The first electrically powered submarines were built in the 1890s, such as the Spanish Peral submarine, launched in 1888. Since then, electric power has been used almost exclusively for the powering of submarines underwater, although diesel was used for directly powering the propeller while on the surface until the development of diesel–electric transmission by the US Navy in 1928, in which the propeller was always powered by an electric motor, energy coming from batteries while submerged or diesel generator while surfaced.
The use of combined fuel and electric propulsion has gradually been extended over the years to the extent that some modern liners such as the Queen Mary 2 use only electric motors for the actual propulsion, powered by diesel and gas turbine engines. The advantages include being able to run the fuel engines at an optimal speed at all times and being able to mount the electric motor in a pod which may be rotated by 360° for increased manoeuvrability. Note that this is not actually an electric boat, but rather a variant of diesel–electric or turbine–electric propulsion, similar to the diesel or electric propulsion used on submarines since WWI.

Renaissance

The use of electricity alone to power boats stagnated apart from their outboard use as trolling motors until the Duffy Electric Boat Company of California started mass-producing small electric craft in 1968. It was not until 1982 that the Electric Boat Association was formed and solar powered boats started to emerge. To reduce friction and increase range, some boats use hydrofoils. The eWolf tugboat that launched in March 2024 has a 6.2 megawatt-hour main propulsion battery and two electric drives and is more powerful than the diesel tugboats at the port.

Ferries

In 2023, electric-powered hybrid boats began to be widely adopted in India as a mode of urban transport, supplementing metro rail systems by utilizing rivers and other waterways.
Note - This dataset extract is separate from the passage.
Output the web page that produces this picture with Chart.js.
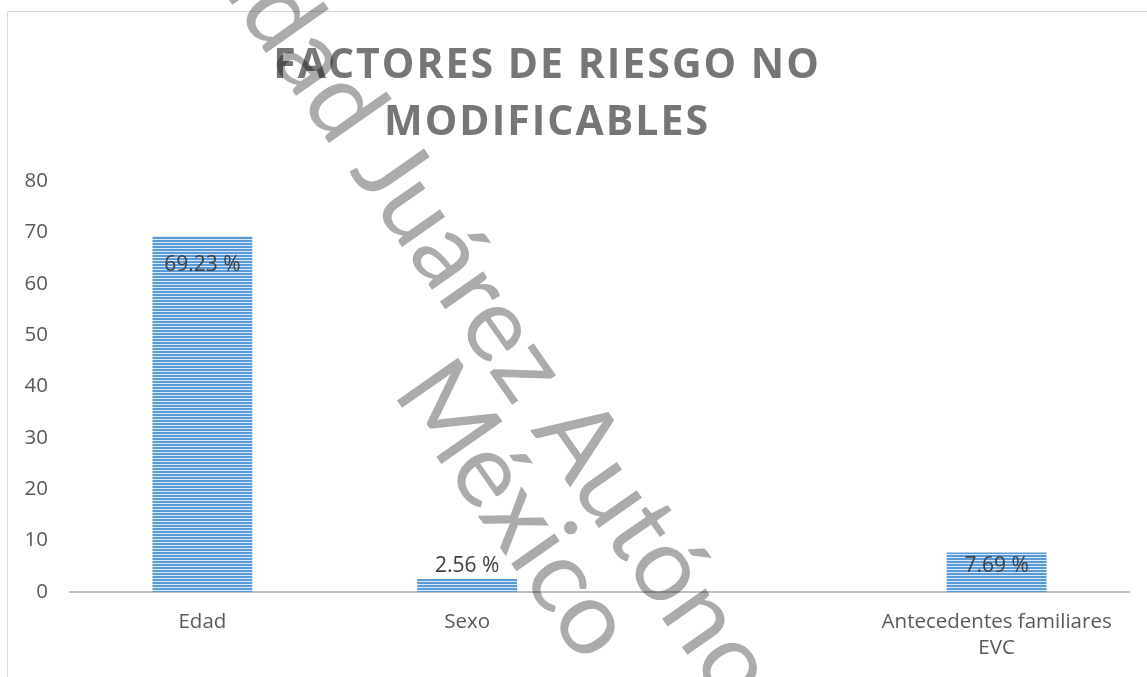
<!DOCTYPE html>
<html>
<head>
<meta charset="utf-8">
<title>Factores de riesgo no modificables</title>
<script src="https://cdn.jsdelivr.net/npm/chart.js@4.4.1/dist/chart.umd.min.js"></script>
<style>
  html, body { margin: 0; padding: 0; background: #fff; }
  #wrap { position: relative; width: 1147px; height: 677px; }
</style>
</head>
<body>
<div id="wrap"><canvas id="barChart" width="1147" height="677"></canvas></div>
<script>
// datos del grafico
var categorias = [['Edad'], ['Sexo'], [''], ['Antecedentes familiares', 'EVC']];
var porcentajes = [69.23, 2.56, null, 7.69];
var ticksY = [0, 10, 20, 30, 40, 50, 60, 70, 80];
var titulo = ['FACTORES DE RIESGO NO', 'MODIFICABLES'];
var marcaAgua = ['Universidad Juárez ', 'Autónoma de Tabasco', 'México'];

var fuente = "'Open Sans', 'Noto Sans', sans-serif";

// relleno de rayas horizontales como en excel
function rayas(){
  var c = document.createElement('canvas');
  c.width = 4; c.height = 3;
  var x = c.getContext('2d');
  x.fillStyle = '#5b9bd5';
  x.fillRect(0, 0, 4, 2);
  x.fillStyle = '#d9e7f6';
  x.fillRect(0, 2, 4, 1);
  return x.createPattern(c, 'repeat');
}

var marco = {
  id: 'marco',
  beforeDraw: function(chart){
    var ctx = chart.ctx;
    ctx.save();
    ctx.strokeStyle = '#d9d9d9';
    ctx.lineWidth = 1;
    ctx.beginPath();
    ctx.moveTo(7.5, chart.height);
    ctx.lineTo(7.5, 11.5);
    ctx.lineTo(chart.width, 11.5);
    ctx.stroke();

    // titulo
    ctx.fillStyle = '#767676';
    ctx.font = 'bold 41px ' + fuente;
    ctx.textAlign = 'center';
    ctx.textBaseline = 'alphabetic';
    ctx.letterSpacing = '2px';
    ctx.fillText(titulo[0], 547, 78);
    ctx.fillText(titulo[1], 547, 135);
    ctx.restore();
  }
};

var etiquetas = {
  id: 'etiquetas',
  afterDatasetsDraw: function(chart){
    var ctx = chart.ctx;
    var meta = chart.getDatasetMeta(0);
    ctx.save();
    ctx.fillStyle = '#404040';
    ctx.font = '21px ' + fuente;
    ctx.textAlign = 'center';
    ctx.textBaseline = 'middle';
    meta.data.forEach(function(bar, i){
      var v = porcentajes[i];
      if (v === null) return;
      var alto = bar.base - bar.y;
      var y;
      if (alto < 30) {
        y = bar.y - 13;
      } else {
        y = bar.y + Math.min(29, alto / 2 - 6);
      }
      ctx.fillText(v.toFixed(2) + ' %', bar.x, y);
    });
    ctx.restore();
  }
};

var agua = {
  id: 'agua',
  afterDraw: function(chart){
    var ctx = chart.ctx;
    ctx.save();
    ctx.globalCompositeOperation = 'multiply';
    ctx.fillStyle = '#ababab';
    ctx.font = '104px Lato, ' + fuente;
    ctx.textBaseline = 'alphabetic';
    ctx.translate(530, 430);
    ctx.rotate(55 * Math.PI / 180);
    ctx.textAlign = 'right';
    ctx.fillText(marcaAgua[0], 0, 0);
    ctx.textAlign = 'left';
    ctx.fillText(marcaAgua[1], 0, 0);
    ctx.fillText(marcaAgua[2], -110, 92);
    ctx.restore();
  }
};

function grafica(){
  var ctx = document.getElementById('barChart').getContext('2d');
  new Chart(ctx, {
    type: 'bar',
    data: {
      labels: categorias,
      datasets: [{
        label: 'Porcentaje',
        data: porcentajes,
        backgroundColor: rayas(),
        borderWidth: 0,
        categoryPercentage: 1,
        barPercentage: 0.377
      }]
    },
    options: {
      responsive: false,
      animation: false,
      layout: { padding: { top: 181, right: 18, bottom: 0, left: 0 } },
      plugins: {
        legend: { display: false },
        title: { display: false },
        tooltip: { enabled: false }
      },
      scales: {
        x: {
          grid: { display: false, drawTicks: false },
          border: { display: true, color: '#bfbfbf', width: 2 },
          ticks: {
            color: '#595959',
            font: { family: fuente, size: 20.5, lineHeight: 1.27 },
            padding: 17,
            maxRotation: 0,
            autoSkip: false
          },
          afterFit: function(s){ s.height = 85; }
        },
        y: {
          min: 0,
          max: 80,
          afterBuildTicks: function(s){
            s.ticks = ticksY.map(function(v){ return { value: v }; });
          },
          grid: { display: false, drawTicks: false },
          border: { display: false },
          ticks: {
            color: '#595959',
            font: { family: fuente, size: 20.5 },
            padding: 22
          },
          afterFit: function(s){ s.width = 70; }
        }
      }
    },
    plugins: [marco, etiquetas, agua]
  });
}

grafica();
</script>
</body>
</html>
The Kochi Water Metro was the first project to be deployed with electric ferries. Its fleet consists of 78 electric boats, all built by Cochin Shipyard. Each vessel has a passenger capacity of around 100 and is capable of cruising at speeds of up to 10 knots. It uses 300 kW chargers which can charge the boat within 15 minutes.
File:KWM Boat.jpg|thumb|right|Kochi water metro is an electric powered hybrid ferry in india build by Cochin Shipyard
Following the successful operation of the Kochi Water Metro, the model was replicated in other Indian cities. As of 2025, similar electric ferry services are operational in Patna and Ayodhya, with projects under implementation in a total of 21 Indian cities.
Incat Tasmania's China Zorrilla ferry is slated for use as a ferry in South America, carrying 2,100 people and 225 cars/trip. It offers a 40 megawatt-hour battery, in 12 battery arrays with 418 modules apiece, weighing 250 tonnes. The battery is air cooled with fans for each module. The batteries power eight axial-flow water jets driven by permanent magnet electric motors. The ship can operate 90 minutes between charges. Charging is planned to take 40 minutes.

Components

The main components of the drive system of any electrically powered boat are similar in all cases, and similar to the options available for any electric vehicle.

Charger

Electric energy has to be obtained for the battery bank from some source like the sun.
  • A mains charger allows the boat to be charged from shore-side power when available. Shore-based power stations are subject to much stricter environmental controls than the average marine diesel or outboard motor. By purchasing green electricity it is possible to operate electric boats using sustainable or renewable energy. For large vessels, an onshore battery may be necessary to provide more short-term power than the grid can supply.
  • Solar panels can be built into the boat in reasonable areas in the deck, cabin roof or as awnings. Some solar panels, or photovoltaic arrays, can be flexible enough to fit to slightly curved surfaces and can be ordered in unusual shapes and sizes. Nonetheless, the heavier, rigid mono-crystalline types are more efficient in terms of energy output per square meter. The efficiency of solar panels rapidly decreases when they are not pointed directly at the sun, so some way of tilting the arrays while under way is very advantageous.
  • Towed generators are common on long-distance cruising yachts and can generate a lot of power when travelling under sail. If an electric boat has sails as well, and will be used in deep water, then a towed generator can help build up battery charge while sailing. Some electric power systems use the free-wheeling drive propeller to generate charge through the drive motor when sailing, but this system, including the design of the propeller and any gearing, cannot be optimised for both functions. It may be better locked off or feathered while the towed generator's more efficient turbine gathers energy.
  • Wind turbines are common on cruising yachts and can be very well suited to electric boats. There are safety considerations regarding the spinning blades, especially in a strong wind. It is important that the boat is big enough that the turbine can be mounted out of the way of all passengers and crew under all circumstances, including when alongside a dock, a bank or a pier. It is also important that the boat is big enough and stable enough that the top hamper created by the turbine on its pole or mast does not compromise its stability in a strong wind or gale. Large enough wind generators could produce a completely wind-powered electric boat. No such boats are yet known although a few mechanical wind turbine powered boats exist.
  • In hybrid electric boats, if a boat has an internal combustion engine anyway, then its alternator will provide significant charge when it is running. Two schemes are in use: the combustion engine and the electric motor are both coupled to the drive, or the combustion engine drives a generator only for charging the storage batteries.
In all cases, a charge regulator is needed. This ensures that the batteries are charged at their maximum safe rate when power is available, without overheating or internal damage, and that they are not overcharged when nearing full charge.
An alternative to charging is changing batteries while in port. It offers the benefit of removing the need to wait for the recharging to complete before sailing. This approach has the potential to allow ships and ferries with tight schedules to be electrified as charging can be done in port with no time limitations.